22-Feb-1928 REG. ASC c. => Mars (l=p)
30-Apr-1928 REG. ASC c. => Mars

26-Apr-1928  PT. Mars (l=p) d. => ASC
19-Jul-1928  PT. Mars       d. => ASC

Doctor H., in A Rectification Manual, points to four primary directions in 1928 that link Mars and the Ascendant. They describe a period when Mars themes step into the foreground of Johnson’s life. During these months he repeatedly borrowed money to stay enrolled. By April he could not pay his second-semester charges; by July he had nothing left to pawn. With Mars ruling his ninth house, the price of education itself became the enemy. On 5 September 1928, he withdrew from college and took a teaching job in Cotulla, Texas, earning $75 a month to rebuild his finances.
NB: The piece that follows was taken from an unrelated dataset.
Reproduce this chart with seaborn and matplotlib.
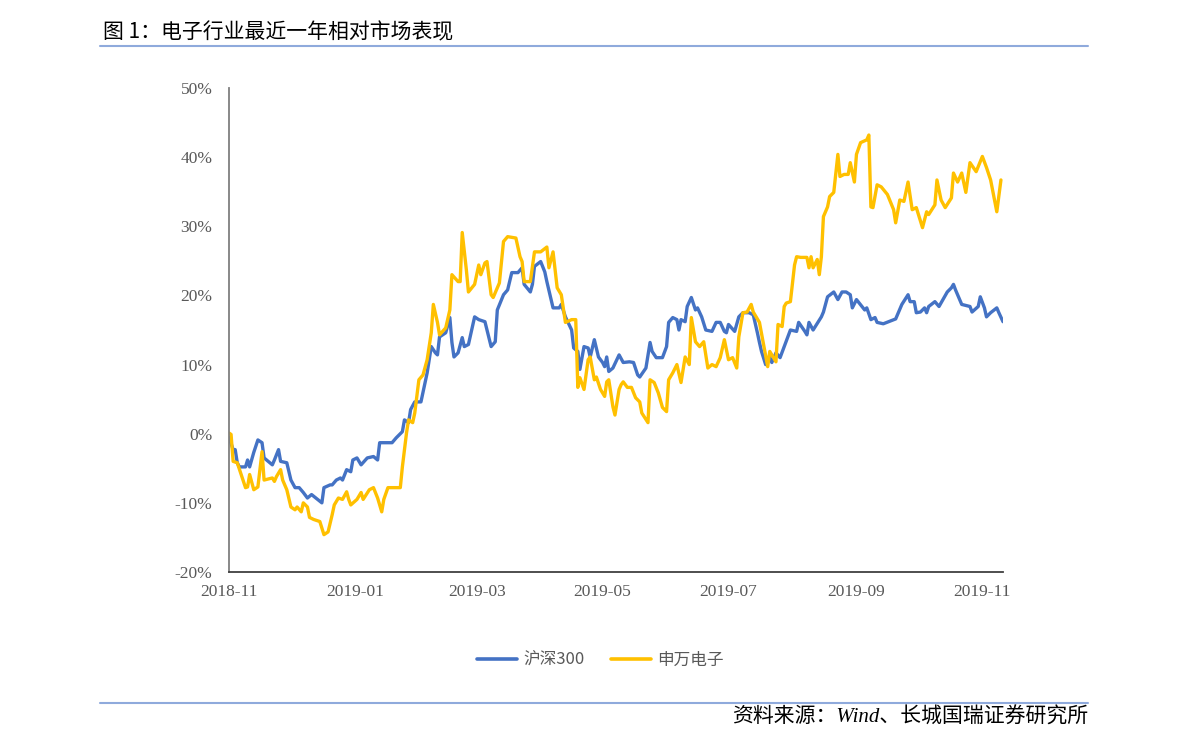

In Johnson’s chart, Mars in Virgo in the second house shows up as relentless small expenses, constant scrabbling for money, and a practical “work-for-wages” response. Because that same Mars rules the ninth, his financial problems delayed his education. Later, as president, he pushed major higher-education and student-aid laws.

President Lyndon B. Johnson signs the Higher Education Act at Southwest Texas State College, 8 Nov 1965

The second house isn’t just about money; it shows how a person actually makes a living, what pressures sit on their wallet, and who or what supports them along the way. In Frank Herbert’s chart, Mercury and Venus in Scorpio in the second house point to years of financial struggle and deep creative work that later turned Dune into a long-lasting income stream. For Stephen Crane, a combust Mercury in Scorpio in the second meant earning by the word with tight budgets, harsh realism, and even paying to publish his first novel. With Mars in Virgo in the second, George W. Bush’s finances ran through risk, rules, and land deals like the Rangers ballpark that shaped both his wealth and public image. The same Mars placement in Lyndon B. Johnson’s chart showed a constant drip of small expenses that forced him out of college temporarily into work, leaving a strong mark on how he understood money and opportunity.